> **SHORT TASK**:
Note each line that includes the word "matplotlib". Copy those lines.

A block of data:
/---

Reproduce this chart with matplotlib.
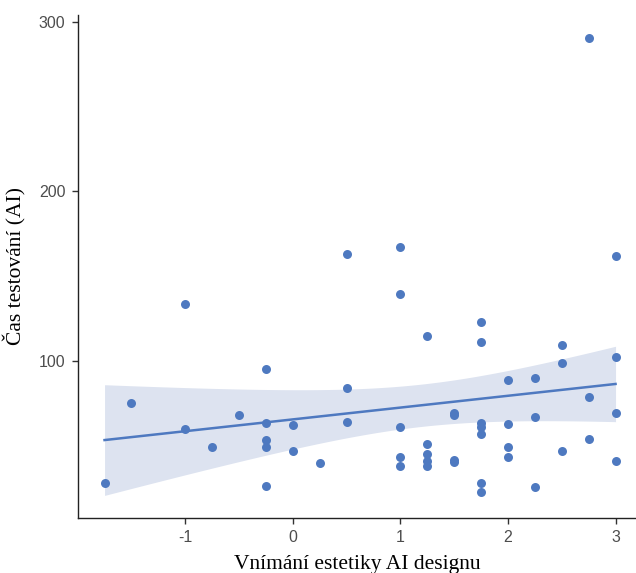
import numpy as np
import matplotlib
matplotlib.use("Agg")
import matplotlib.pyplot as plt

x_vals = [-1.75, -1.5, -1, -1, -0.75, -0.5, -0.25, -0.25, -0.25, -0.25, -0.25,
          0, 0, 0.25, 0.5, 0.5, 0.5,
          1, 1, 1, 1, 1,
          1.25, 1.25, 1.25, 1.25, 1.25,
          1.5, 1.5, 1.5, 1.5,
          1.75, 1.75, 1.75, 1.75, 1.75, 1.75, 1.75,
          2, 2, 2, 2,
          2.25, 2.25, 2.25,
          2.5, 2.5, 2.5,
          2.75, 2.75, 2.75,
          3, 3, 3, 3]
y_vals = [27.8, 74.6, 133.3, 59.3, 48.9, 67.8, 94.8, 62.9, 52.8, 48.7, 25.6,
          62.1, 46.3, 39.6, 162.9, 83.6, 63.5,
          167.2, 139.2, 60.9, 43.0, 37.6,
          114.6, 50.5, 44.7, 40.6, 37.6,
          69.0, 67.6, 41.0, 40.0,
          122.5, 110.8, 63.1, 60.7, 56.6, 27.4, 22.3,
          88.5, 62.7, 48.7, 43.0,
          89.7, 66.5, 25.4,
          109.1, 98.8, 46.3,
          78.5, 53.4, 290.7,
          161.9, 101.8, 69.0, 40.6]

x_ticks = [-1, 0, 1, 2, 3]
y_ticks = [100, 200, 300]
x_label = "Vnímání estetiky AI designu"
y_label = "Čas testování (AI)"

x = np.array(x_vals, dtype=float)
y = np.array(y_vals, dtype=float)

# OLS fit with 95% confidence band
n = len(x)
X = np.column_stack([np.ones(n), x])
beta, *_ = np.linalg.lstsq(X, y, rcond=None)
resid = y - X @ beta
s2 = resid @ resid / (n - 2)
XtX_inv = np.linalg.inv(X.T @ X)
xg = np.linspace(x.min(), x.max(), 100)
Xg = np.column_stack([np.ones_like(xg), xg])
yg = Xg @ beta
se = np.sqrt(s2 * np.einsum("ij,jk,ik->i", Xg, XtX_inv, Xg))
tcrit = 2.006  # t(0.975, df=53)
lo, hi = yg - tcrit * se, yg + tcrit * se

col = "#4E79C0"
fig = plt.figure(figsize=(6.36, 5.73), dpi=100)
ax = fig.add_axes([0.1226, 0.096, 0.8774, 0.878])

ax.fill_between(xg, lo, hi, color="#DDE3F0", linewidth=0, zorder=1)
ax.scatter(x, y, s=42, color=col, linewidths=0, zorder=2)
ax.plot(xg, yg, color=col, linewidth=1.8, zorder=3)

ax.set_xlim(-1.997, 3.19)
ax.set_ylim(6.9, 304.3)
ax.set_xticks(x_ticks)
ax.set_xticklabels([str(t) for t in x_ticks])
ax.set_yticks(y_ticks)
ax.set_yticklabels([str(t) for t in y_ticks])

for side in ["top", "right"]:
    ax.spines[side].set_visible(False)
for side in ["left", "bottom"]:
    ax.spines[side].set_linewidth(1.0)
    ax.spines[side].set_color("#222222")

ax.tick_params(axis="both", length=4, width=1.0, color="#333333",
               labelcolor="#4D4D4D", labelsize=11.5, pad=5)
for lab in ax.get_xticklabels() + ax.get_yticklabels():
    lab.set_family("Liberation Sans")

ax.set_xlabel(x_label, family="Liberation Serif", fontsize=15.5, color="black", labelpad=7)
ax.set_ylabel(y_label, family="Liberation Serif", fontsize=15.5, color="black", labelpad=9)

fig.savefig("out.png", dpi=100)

\---
/---

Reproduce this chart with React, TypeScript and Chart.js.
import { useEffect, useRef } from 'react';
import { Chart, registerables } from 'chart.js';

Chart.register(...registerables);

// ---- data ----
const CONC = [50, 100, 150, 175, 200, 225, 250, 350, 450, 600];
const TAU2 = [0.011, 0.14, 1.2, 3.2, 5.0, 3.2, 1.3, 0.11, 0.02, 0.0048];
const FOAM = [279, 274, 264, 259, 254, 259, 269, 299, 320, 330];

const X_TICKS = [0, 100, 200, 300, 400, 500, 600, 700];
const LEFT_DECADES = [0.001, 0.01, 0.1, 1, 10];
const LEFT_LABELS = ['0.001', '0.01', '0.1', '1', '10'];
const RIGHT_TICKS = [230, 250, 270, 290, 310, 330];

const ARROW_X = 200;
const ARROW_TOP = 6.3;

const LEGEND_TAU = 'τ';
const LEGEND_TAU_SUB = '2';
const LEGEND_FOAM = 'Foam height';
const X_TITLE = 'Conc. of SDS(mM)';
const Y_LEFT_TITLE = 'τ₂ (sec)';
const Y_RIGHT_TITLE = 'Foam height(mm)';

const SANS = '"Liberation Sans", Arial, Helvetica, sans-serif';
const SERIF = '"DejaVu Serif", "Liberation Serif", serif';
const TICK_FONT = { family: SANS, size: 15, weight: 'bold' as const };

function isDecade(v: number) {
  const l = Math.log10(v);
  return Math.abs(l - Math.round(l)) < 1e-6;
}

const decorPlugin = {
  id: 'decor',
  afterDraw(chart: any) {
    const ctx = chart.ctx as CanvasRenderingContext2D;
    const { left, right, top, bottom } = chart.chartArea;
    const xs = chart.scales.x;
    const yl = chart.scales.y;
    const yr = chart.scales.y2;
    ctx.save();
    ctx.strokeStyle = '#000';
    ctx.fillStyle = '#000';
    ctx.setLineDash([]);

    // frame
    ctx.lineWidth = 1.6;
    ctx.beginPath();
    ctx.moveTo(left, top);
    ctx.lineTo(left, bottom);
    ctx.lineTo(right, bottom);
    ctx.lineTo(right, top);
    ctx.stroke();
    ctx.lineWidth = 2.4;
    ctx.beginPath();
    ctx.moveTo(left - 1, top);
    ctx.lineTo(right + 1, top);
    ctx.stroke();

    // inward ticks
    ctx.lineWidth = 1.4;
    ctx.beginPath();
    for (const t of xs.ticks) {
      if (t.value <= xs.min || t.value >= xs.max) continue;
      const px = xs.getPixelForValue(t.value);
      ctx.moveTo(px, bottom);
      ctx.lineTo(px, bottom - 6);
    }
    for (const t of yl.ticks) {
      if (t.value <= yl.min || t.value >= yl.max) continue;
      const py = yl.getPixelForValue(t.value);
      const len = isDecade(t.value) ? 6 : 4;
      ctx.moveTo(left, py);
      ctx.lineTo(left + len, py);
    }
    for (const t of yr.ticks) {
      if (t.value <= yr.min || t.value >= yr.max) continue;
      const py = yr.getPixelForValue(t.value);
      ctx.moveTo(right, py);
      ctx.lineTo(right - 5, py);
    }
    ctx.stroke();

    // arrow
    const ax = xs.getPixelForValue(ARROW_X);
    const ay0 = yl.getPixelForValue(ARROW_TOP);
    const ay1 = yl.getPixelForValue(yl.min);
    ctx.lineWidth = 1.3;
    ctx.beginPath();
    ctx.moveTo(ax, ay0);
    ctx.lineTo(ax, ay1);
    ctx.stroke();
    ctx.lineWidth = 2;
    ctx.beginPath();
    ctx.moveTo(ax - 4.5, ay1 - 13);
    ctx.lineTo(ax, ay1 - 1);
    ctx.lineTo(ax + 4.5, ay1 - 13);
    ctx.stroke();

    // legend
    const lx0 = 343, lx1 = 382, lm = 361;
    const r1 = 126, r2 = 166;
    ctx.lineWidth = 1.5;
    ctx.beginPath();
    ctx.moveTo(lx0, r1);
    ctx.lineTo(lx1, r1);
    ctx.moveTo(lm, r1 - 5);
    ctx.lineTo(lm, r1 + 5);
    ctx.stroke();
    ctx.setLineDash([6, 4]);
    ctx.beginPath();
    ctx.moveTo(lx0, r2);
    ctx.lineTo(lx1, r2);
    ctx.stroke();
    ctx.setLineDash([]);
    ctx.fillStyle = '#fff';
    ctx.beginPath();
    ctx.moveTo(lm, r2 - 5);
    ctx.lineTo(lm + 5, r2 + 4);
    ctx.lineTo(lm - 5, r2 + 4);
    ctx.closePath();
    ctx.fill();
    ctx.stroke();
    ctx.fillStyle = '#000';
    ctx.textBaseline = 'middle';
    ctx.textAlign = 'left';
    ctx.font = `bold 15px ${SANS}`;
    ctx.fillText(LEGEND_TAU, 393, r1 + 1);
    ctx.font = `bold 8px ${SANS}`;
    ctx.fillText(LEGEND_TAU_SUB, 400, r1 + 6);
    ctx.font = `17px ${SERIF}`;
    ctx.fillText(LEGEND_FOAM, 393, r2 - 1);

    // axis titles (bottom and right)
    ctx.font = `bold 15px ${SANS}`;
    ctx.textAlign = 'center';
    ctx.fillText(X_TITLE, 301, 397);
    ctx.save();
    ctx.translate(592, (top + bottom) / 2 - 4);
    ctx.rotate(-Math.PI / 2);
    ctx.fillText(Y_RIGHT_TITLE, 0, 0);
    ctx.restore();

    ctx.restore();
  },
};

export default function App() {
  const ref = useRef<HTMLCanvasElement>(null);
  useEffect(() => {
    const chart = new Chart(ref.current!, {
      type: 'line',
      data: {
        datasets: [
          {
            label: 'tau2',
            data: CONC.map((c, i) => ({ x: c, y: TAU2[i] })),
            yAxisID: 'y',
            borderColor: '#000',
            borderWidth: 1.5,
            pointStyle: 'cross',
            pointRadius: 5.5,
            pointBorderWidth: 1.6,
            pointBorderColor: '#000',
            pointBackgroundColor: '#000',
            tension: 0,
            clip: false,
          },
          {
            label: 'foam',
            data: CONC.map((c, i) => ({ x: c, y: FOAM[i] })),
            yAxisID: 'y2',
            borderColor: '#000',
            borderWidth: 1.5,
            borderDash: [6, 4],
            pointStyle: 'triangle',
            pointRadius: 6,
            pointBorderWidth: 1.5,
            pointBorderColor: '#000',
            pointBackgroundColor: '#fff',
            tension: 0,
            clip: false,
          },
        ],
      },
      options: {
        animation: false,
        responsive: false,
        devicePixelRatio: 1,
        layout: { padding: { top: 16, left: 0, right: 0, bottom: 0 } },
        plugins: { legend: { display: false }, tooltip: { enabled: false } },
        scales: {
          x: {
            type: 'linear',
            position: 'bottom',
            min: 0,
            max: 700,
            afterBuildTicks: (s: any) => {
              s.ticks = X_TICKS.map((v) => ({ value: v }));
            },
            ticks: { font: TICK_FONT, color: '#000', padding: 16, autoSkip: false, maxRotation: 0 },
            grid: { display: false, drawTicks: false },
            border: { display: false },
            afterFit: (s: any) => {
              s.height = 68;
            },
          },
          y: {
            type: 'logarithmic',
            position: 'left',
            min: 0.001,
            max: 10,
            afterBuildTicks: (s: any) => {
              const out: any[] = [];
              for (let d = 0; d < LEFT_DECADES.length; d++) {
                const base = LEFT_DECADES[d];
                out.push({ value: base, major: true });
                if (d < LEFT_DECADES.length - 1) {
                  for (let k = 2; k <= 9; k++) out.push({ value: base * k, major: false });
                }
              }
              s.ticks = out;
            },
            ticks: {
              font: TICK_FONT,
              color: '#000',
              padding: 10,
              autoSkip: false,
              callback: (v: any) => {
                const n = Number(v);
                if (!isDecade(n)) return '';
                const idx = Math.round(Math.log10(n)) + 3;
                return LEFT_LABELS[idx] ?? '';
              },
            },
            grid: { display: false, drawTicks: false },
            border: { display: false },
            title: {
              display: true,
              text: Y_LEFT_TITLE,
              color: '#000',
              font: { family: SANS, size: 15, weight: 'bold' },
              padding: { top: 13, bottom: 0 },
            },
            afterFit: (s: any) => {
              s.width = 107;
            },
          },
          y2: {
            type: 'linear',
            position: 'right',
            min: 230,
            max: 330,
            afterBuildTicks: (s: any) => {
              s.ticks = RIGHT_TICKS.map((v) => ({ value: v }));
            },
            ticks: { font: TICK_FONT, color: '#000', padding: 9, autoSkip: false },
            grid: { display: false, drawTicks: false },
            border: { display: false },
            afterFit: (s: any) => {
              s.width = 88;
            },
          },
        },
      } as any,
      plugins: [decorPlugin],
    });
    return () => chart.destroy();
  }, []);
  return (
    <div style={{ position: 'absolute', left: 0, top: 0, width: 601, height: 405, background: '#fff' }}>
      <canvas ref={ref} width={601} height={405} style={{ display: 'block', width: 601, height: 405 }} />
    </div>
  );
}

\---

> **RESULT**:
Reproduce this chart with matplotlib.
import matplotlib
matplotlib.use("Agg")
import matplotlib.pyplot as plt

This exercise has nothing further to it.